A espiritualidade que segue fios ancestrais e invisíveis a olho nu, veio à tona por meio da natureza, das folhas, da terra e, assim, o caminho foi fincando o encontro entre Bruna e Aguessi, junto à trilha que realizam, oficializando o primeiro encontro. O terreiro de candomblé Ilê Axé Odé Omí Ewá também se tornou casa para vida espiritual, acolhimento e afeto do casal.
Bruna e Aguessi mostram que a não-monogamia é uma escolha política, ética e de liberdade mas que as relações também podem ser flexíveis e acordadas. O fechamento da relação, por exemplo, durante o período de resguardo de Lara, quando iniciade em Orixá, mostra o respeito com o momento sensível de uma pessoa mas que afeta duas partes da relação, e também com o espiritual.
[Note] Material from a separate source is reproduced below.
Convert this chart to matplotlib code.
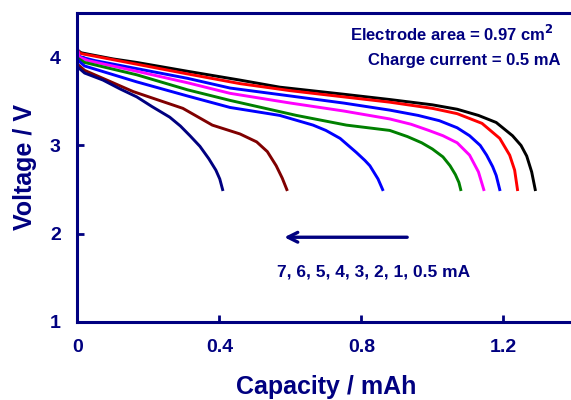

Elus mostram que a base na comunicação, respeito e parceria é fundamental para entender o que cada um quer e qual desejo querem viver.
Assim como morar juntos pode ser algo comum e determinante para casais em alguns tipos de relações, acordos em relacionamentos não-monogâmicos são pensados anualmente entre os parceires, prezando sempre pela manutenção e fortalecimento da relação da melhor forma.
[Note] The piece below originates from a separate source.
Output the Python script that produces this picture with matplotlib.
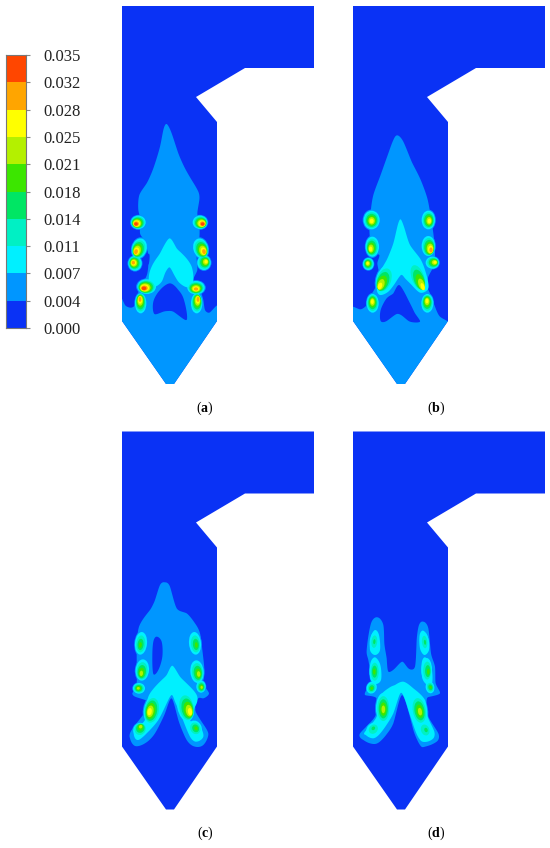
import matplotlib
matplotlib.use('Agg')
import matplotlib.pyplot as plt
import numpy as np
from matplotlib.patches import Polygon, Ellipse

plt.rcParams['font.family'] = ['Liberation Serif', 'DejaVu Serif']
plt.rcParams['mathtext.fontset'] = 'custom'
plt.rcParams['mathtext.bf'] = 'Liberation Serif:bold'
plt.rcParams['mathtext.rm'] = 'Liberation Serif'

levels = [0.000, 0.004, 0.007, 0.011, 0.014, 0.018, 0.021, 0.025, 0.028, 0.032, 0.035]
level_colors = ['#0a32f5', '#0096ff', '#00f0ff', '#00f0c4', '#00e664',
                '#3ce600', '#b4f000', '#ffff00', '#ffa500', '#ff4600']

furnace = [(122, 6), (314, 6), (314, 68), (245, 68), (196, 97), (217, 122),
           (217, 321), (174, 384), (166, 384), (122, 321)]

# outlines are read in crop pixels (3x), each panel has its crop origin
origin_a = (110, 110)
plume_a = [(170, 42), (185, 70), (205, 130), (225, 175), (245, 210), (265, 245), (268, 270),
           (262, 310), (268, 340), (268, 385), (260, 440), (262, 480), (250, 510), (268, 535),
           (280, 570), (285, 600), (300, 607), (325, 585), (325, 640), (190, 830), (165, 830),
           (30, 640), (30, 560), (45, 585), (62, 593), (75, 585), (82, 560), (88, 535), (100, 515),
           (112, 490), (115, 440), (105, 395), (90, 370), (92, 330), (85, 300), (88, 255),
           (110, 220), (130, 175), (150, 110), (160, 60)]
holes_a = [[(180, 520), (205, 540), (222, 570), (230, 630), (190, 605), (160, 605), (133, 612),
            (130, 575), (150, 540)],
           [(118, 433), (116, 462), (106, 460), (104, 436)]]
cyan_a = [[(178, 385), (200, 415), (225, 440), (245, 470), (250, 510), (240, 530), (225, 530), (205, 515),
           (190, 490), (178, 472), (165, 490), (155, 515), (135, 530), (118, 520), (118, 490),
           (130, 460), (150, 430)]]
spots_a = [(85, 337, 22, 20, 0, 78, 342, 9), (88, 415, 22, 30, 15, 78, 425, 8),
           (75, 460, 20, 22, 0, 70, 458, 8), (110, 530, 28, 22, 0, 102, 535, 9),
           (92, 580, 17, 30, 0, 90, 568, 8), (270, 337, 22, 20, 0, 278, 342, 9),
           (272, 415, 22, 30, -15, 282, 425, 8), (282, 458, 20, 22, 0, 288, 455, 7),
           (258, 533, 26, 20, 0, 258, 537, 8), (260, 580, 17, 30, 0, 264, 568, 8)]

origin_b = (340, 120)
plume_b = [(172, 46), (190, 65), (215, 125), (240, 175), (262, 235), (272, 290), (280, 340), (285, 400),
           (280, 440), (265, 470), (262, 500), (270, 520), (285, 560), (300, 590), (328, 605),
           (328, 610), (190, 800), (168, 800), (30, 610), (30, 560), (60, 568), (80, 555), (90, 530),
           (105, 505), (118, 470), (112, 430), (118, 405), (95, 390), (88, 320), (92, 275),
           (100, 225), (120, 170), (145, 100), (160, 60)]
holes_b = [[(178, 495), (205, 540), (225, 580), (240, 605), (210, 605), (190, 590), (170, 582),
            (140, 603), (122, 603), (122, 570), (140, 535), (160, 520)]]
cyan_b = [[(182, 298), (195, 330), (210, 375), (240, 415), (255, 450), (265, 490), (262, 510),
           (240, 518), (215, 495), (195, 475), (183, 465), (165, 490), (145, 515), (120, 525),
           (110, 505), (118, 460), (140, 420), (160, 370), (172, 320)]]
spots_b = [(95, 300, 24, 28, 0, 95, 303, 7), (97, 380, 20, 30, 0, 92, 387, 7),
           (85, 432, 16, 18, 0, 83, 430, 7), (135, 475, 25, 42, 20, 120, 498, 7),
           (98, 550, 18, 28, 0, 97, 545, 7), (265, 300, 20, 28, 0, 268, 303, 7),
           (265, 378, 20, 30, 0, 273, 390, 8), (277, 428, 20, 18, 0, 285, 427, 7),
           (230, 465, 22, 45, -20, 248, 500, 7), (262, 550, 18, 28, 0, 261, 543, 7)]

origin_c = (115, 570)
plume_c = [(150, 37), (165, 50), (185, 115), (215, 130), (240, 160), (255, 190), (262, 240), (268, 300),
           (265, 340), (282, 370), (265, 385), (250, 385), (240, 420), (270, 470), (280, 495),
           (265, 525), (240, 530), (215, 510), (190, 450), (170, 385), (150, 430), (120, 490),
           (90, 520), (60, 528), (45, 505), (50, 480), (95, 420), (100, 395), (65, 382), (52, 370),
           (65, 340), (65, 250), (72, 170), (105, 120), (120, 90), (135, 45)]
holes_c = [[(125, 200), (140, 215), (142, 260), (130, 300), (115, 312), (112, 260), (115, 215)]]
cyan_c = [[(172, 287), (195, 320), (225, 350), (245, 375), (245, 400), (225, 450), (255, 470), (265, 500),
           (245, 515), (225, 500), (200, 440), (180, 395), (170, 375), (155, 400), (130, 450),
           (95, 490), (70, 510), (58, 500), (60, 480), (90, 450), (95, 400), (105, 370), (130, 340),
           (155, 315)]]
spots_c = [(78, 220, 18, 34, 5, 76, 225, 5), (82, 300, 20, 32, 5, 79, 310, 6),
           (72, 355, 18, 16, 0, 70, 355, 6), (112, 420, 25, 44, 10, 104, 425, 7),
           (75, 480, 20, 22, 30, 77, 470, 6), (240, 220, 18, 34, -5, 244, 225, 5),
           (246, 305, 20, 34, -5, 251, 312, 6), (258, 350, 14, 18, 0, 260, 352, 6),
           (212, 410, 25, 44, -10, 225, 425, 7), (240, 475, 20, 24, -25, 243, 475, 5)]

origin_d = (345, 600)
plume_d = [(98, 52), (115, 75), (118, 130), (125, 175), (130, 215), (150, 205), (172, 185), (190, 205),
           (210, 200), (215, 120), (222, 75), (235, 65), (250, 85), (258, 160), (270, 200), (272, 250),
           (285, 280), (255, 290), (245, 300), (250, 350), (280, 400), (275, 425), (240, 440),
           (225, 435), (205, 390), (172, 285), (145, 370), (110, 420), (85, 432), (55, 420),
           (45, 400), (90, 350), (95, 295), (60, 285), (70, 260), (78, 240), (70, 180), (65, 150),
           (78, 70)]
holes_d = []
cyan_d = [[(175, 245), (205, 265), (240, 300), (248, 350), (268, 395), (262, 418), (232, 425), (212, 395),
           (190, 330), (168, 278), (145, 340), (110, 395), (85, 415), (62, 405), (60, 395), (95, 350),
           (100, 295), (130, 265), (150, 255)],
          [(90, 90), (102, 105), (105, 150), (90, 165), (75, 150), (78, 110)],
          [(90, 172), (106, 195), (108, 240), (90, 252), (76, 235), (76, 190)],
          [(235, 92), (250, 115), (252, 150), (238, 165), (225, 145), (224, 105)],
          [(240, 172), (258, 195), (262, 245), (248, 255), (232, 235), (230, 190)]]
spots_d = [(88, 125, 14, 30, 5, 88, 125, 4), (90, 215, 16, 36, 0, 88, 215, 5),
           (80, 263, 15, 18, 20, 80, 265, 5), (115, 325, 22, 46, 0, 115, 328, 6),
           (85, 390, 20, 24, 40, 85, 385, 4), (238, 125, 13, 30, -5, 240, 127, 4),
           (245, 210, 16, 36, 0, 250, 215, 5), (255, 262, 13, 18, -10, 257, 262, 5),
           (222, 330, 24, 46, -10, 225, 335, 6), (238, 390, 20, 27, -20, 243, 390, 4)]

panels = [('a', 0, 0, origin_a, plume_a, holes_a, cyan_a, spots_a),
          ('b', 231, 0, origin_b, plume_b, holes_b, cyan_b, spots_b),
          ('c', 0, 425.5, origin_c, plume_c, holes_c, cyan_c, spots_c),
          ('d', 231, 425.5, origin_d, plume_d, holes_d, cyan_d, spots_d)]


def smooth(pts, n=3):
    # four point subdivision, goes through the read points so nothing shrinks
    p = np.array(pts, dtype=float)
    for _ in range(n):
        mid = (9 * (p + np.roll(p, -1, axis=0)) - np.roll(p, 1, axis=0) - np.roll(p, -2, axis=0)) / 16
        p = np.column_stack([p, mid]).reshape(-1, 2)
    return p


def crop_to_fig(pts, origin):
    return [(x / 3 + origin[0], y / 3 + origin[1]) for x, y in pts]


fig = plt.figure(figsize=(5.5, 8.48), dpi=100)
ax = fig.add_axes([0, 0, 1, 1])
ax.set_xlim(0, 550)
ax.set_ylim(848, 0)
ax.axis('off')

for name, dx, dy, origin, plume, holes, cyan, spots in panels:
    outline = [(x + dx, y + dy) for x, y in furnace]
    body = Polygon(outline, closed=True, fc=level_colors[0], ec='none', zorder=1)
    ax.add_patch(body)

    def add(pts, color, z):
        patch = Polygon(smooth(crop_to_fig(pts, origin)), closed=True, fc=color, ec='none', zorder=z)
        ax.add_patch(patch)
        patch.set_clip_path(body)

    add(plume, level_colors[1], 2)
    for h in holes:
        add(h, level_colors[0], 3)
    for cx, cy, rx, ry, ang, hx, hy, peak in spots:
        # halo, then one ellipse per colour level closing in on the hot point
        for lev in range(1, peak + 1):
            if lev == 1:
                s, t, z = 1.12, 0, 4
            else:
                t = (lev - 2) / max(peak - 2, 1)
                s, z = 1 - 0.75 * t, 5 + lev * 0.1
            xc, yc = crop_to_fig([(cx + (hx - cx) * t, cy + (hy - cy) * t)], origin)[0]
            e = Ellipse((xc, yc), 2 * rx * s / 3, 2 * ry * s / 3, angle=ang,
                        fc=level_colors[lev], ec='none', zorder=z)
            ax.add_patch(e)
            e.set_clip_path(body)
    for c in cyan:
        add(c, level_colors[2], 4.5)

    ax.text(205 + dx, 408 + dy, r'($\mathbf{%s}$)' % name, ha='center', va='center',
            fontsize=10, color='black')

cax = fig.add_axes([6 / 550, 1 - 328 / 848, 20 / 550, 273 / 848])
steps = np.arange(len(levels))
cax.bar(np.zeros(len(level_colors)), np.ones(len(level_colors)), bottom=steps[:-1], width=1, color=level_colors)
cax.set_xlim(-0.5, 0.5)
cax.set_ylim(steps[0], steps[-1])
cax.set_xticks([])
cax.yaxis.tick_right()
# ticks are evenly spaced on the bar, labels rounded to 3 decimals
cax.set_yticks(steps)
cax.set_yticklabels(['%.3f' % v for v in levels], fontsize=12, color='#222222')
cax.tick_params(axis='y', length=3, width=0.8, color='#888888', pad=9.5)
for sp in cax.spines.values():
    sp.set_color('#777777')
    sp.set_linewidth(0.8)

fig.savefig('out.png', dpi=100)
A chegada de um neném é a semente de mais um afeto na vida do casal e de todos que vivem essa artesania afetiva.
O que você tem para partilhar?
As relações são complexas e amar requer um de coragem para se abrir para si e para o outro. Independente de escolhas, não há certo ou errado, há formas para que o amor permeie para quem o escolhe.
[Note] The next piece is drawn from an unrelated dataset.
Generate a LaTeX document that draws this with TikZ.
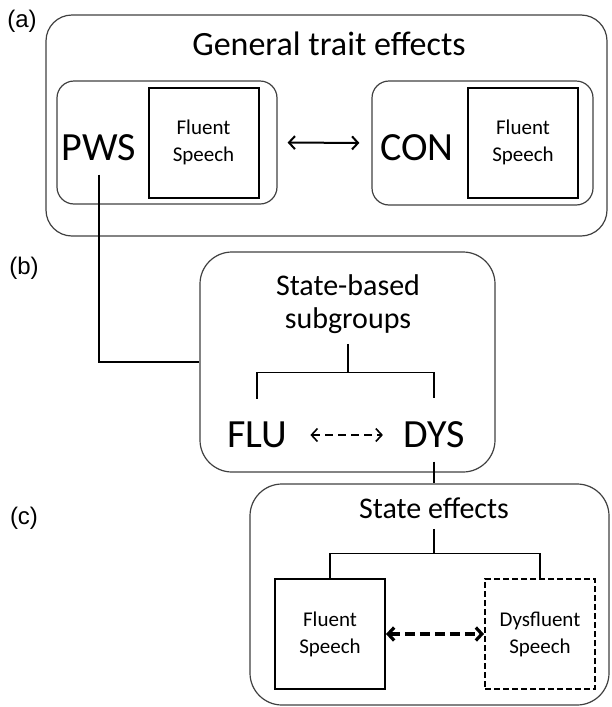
\documentclass[tikz,border=0pt]{standalone}
\usepackage{fontspec}
\setmainfont{Carlito}
\newfontfamily\etichettafont{Liberation Sans}
\usetikzlibrary{arrows.meta}

\tikzset{
	contenitore/.style={draw=black!75, line width=0.6pt},
	quadrato/.style={draw, line width=1pt, minimum width=55pt, minimum height=55pt, align=center, font=\fontsize{10.5}{13.5}\selectfont},
	gruppo/.style={inner sep=6.5pt, font=\fontsize{20}{24}\selectfont},
	titolo/.style={inner sep=5pt, align=center, font=\fontsize{15}{16.5}\selectfont},
	etichetta/.style={font=\etichettafont\fontsize{12}{14}\selectfont},
	ramo/.style={line width=0.6pt}
}

\begin{document}
\begin{tikzpicture}[x=0.5pt, y=-0.5pt, >={Straight Barb[length=3pt,width=6.5pt]}]
		\useasboundingbox (0,0) rectangle (611,707);
		
		%Disegno i nodi del primo schema
		\node (etichettaA) at (22,21) [etichetta]{(a)};
		
		\node (boxA) at (326.5,125.5) [contenitore, rounded corners=13pt, minimum width=280.5pt, minimum height=110.5pt]{};
		
		\node (titoloA) at (329,44) [titolo, font=\fontsize{17}{20}\selectfont]{General trait effects};
		
		\node (boxPWS) at (167,142.5) [contenitore, rounded corners=8.5pt, minimum width=110pt, minimum height=61.5pt]{};
		
		\node (pws) at (99,148) [gruppo]{PWS};
		
		\node (fluentePWS) at (203.5,142.5) [quadrato]{Fluent\\Speech};
		
		\node (boxCON) at (482.5,143) [contenitore, rounded corners=8.5pt, minimum width=110.5pt, minimum height=62pt]{};
		
		\node (con) at (417,148) [gruppo]{CON};
		
		\node (fluenteCON) at (523,142.5) [quadrato]{Fluent\\Speech};
		
		%Disegno i collegamenti
		\draw[<->, line width=1pt, shorten <=5pt, shorten >=6pt] (boxPWS.east) -- (boxCON.west);
		
		
		%Disegno i nodi del secondo schema
		\node (etichettaB) at (24,268) [etichetta]{(b)};
		
		\node (boxB) at (347.5,362) [contenitore, rounded corners=16pt, minimum width=147.5pt, minimum height=110pt]{};
		
		\node (titoloB) at (348,304) [titolo]{State-based\\subgroups};
		
		\node (flu) at (257,435) [gruppo]{FLU};
		
		\node (dys) at (434,435) [gruppo]{DYS};
		
		%Disegno i collegamenti
		\draw[ramo, line width=0.7pt] (pws.south) |- (boxB.west);
		
		\draw[ramo] (titoloB.south) -- ++(0,29) coordinate (ramoB);
		
		\draw[ramo, shorten <=5pt, shorten >=5pt] (flu.north) |- (ramoB) -| (dys.north);
		
		\draw[<->, line width=0.8pt, dash pattern=on 4pt off 2.5pt, shorten <=5pt, shorten >=3.5pt] (flu.east) -- (dys.west);
		
		
		%Disegno i nodi del terzo schema
		\node (etichettaC) at (24,518) [etichetta]{(c)};
		
		\node (boxC) at (429.5,594.5) [contenitore, rounded corners=16pt, minimum width=179.5pt, minimum height=110.5pt]{};
		
		\node (titoloC) at (434,508) [titolo]{State effects};
		
		\node (fluenteC) at (330,634) [quadrato]{Fluent\\Speech};
		
		\node (disfluenteC) at (540,634) [quadrato, dash pattern=on 3pt off 1.5pt]{Dysfluent\\Speech};
		
		%Disegno i collegamenti
		\draw[ramo] (dys.south) -- (dys.south |- boxC.north);
		
		\draw[ramo] (titoloC.south) -- ++(0,25) coordinate (ramoC);
		
		\draw[ramo] (fluenteC.north) |- (ramoC) -| (disfluenteC.north);
		
		\draw[<->, line width=1.6pt, dash pattern=on 5pt off 2.5pt] (fluenteC.east) -- (disfluenteC.west);
		
\end{tikzpicture}
\end{document}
“Eu sou muito independente, em todos os sentidos. Isso sempre afasta quem tem medo ou atrai quem está perdido. De maneira geral, meu trabalho é o meu poder de domínio sobre a minha vida pode ser positiva ou negativa, a depender de quem quer estar comigo. Já senti a ingratidão de quem me sugou e depois não agradeceu pela grandiosidade que é estar ao meu lado. Ou senti a inveja de quem demorará a chegar aonde estou, pois falta repertório. Já fui lida como fria por conseguir manter o controle sobre os meus objetivos, eliminando tudo o que não me acrescenta, etc. Sinto que sou uma pessoa que não dá trabalho a ninguém. Mais sinto que as pessoas sabem que posso organizar e dar conta dos problemas delas. Elas me dão trabalho. Aí canso e vou embora. Preciso de liberdade, individualidade e manter a admiração, senão perco o tesão. As pessoas me cansam com suas questões…” (Maria*, 37)
“Como eu disse que era de igreja evangélica, quando tinha 16 anos, minha avó se juntou com uma mulher da igreja e quase arranjaram um casamento para mim, com o filho dessa mulher. Era uma família que tinha relevância na igreja e, vez ou outra, achavam uma menina na região para ser potencial noiva do filho. Assim, fui uma das escolhidas e nem me dei conta, a mãe da família levava a gente para alisar o cabelo, chegou a me dar creme para estria porque o filho dela não gostava. Nessa época nunca nem tinha beijado na boca ainda. Quando me dei conta que eles todos estavam planejando casar a gente, adolescentes, eu surtei, sai da igreja e cortei meu cabelo pela primeira vez. Alguns anos se passaram e percebi que acabei tendo o fim que minha família queria, tendo um relacionamento/casamento tão longo e bem jovem, até cogitei abrir o relacionamento, mas percebi que precisava mesmo terminar, tanto para descobrir a forma que gosto de me relacionar, tanto para explorar minha sexualidade inteiramente.” (Ben*, 25)
“Em um relacionamento, monogâmico falar sobre outra forma de relacionamento, o aberto, já se tornou motivo de crise dentro do relação, pelo fato da minha antiga companheira não ter muito conhecimento sobre a dinâmica do relacionamento aberto. Além da insegurança que possuía, não levou em conta os outros tipos de contratos que podem existir dentro da relação, sem influenciar nossos afetos, contando que as duas ou mais partes envolvidas estejam de acordo e mantendo uma troca saudável.” (Pérola*,18)
*Os nomes usados na apresentação da pesquisa e relatos são fictícios para preservação das fontes.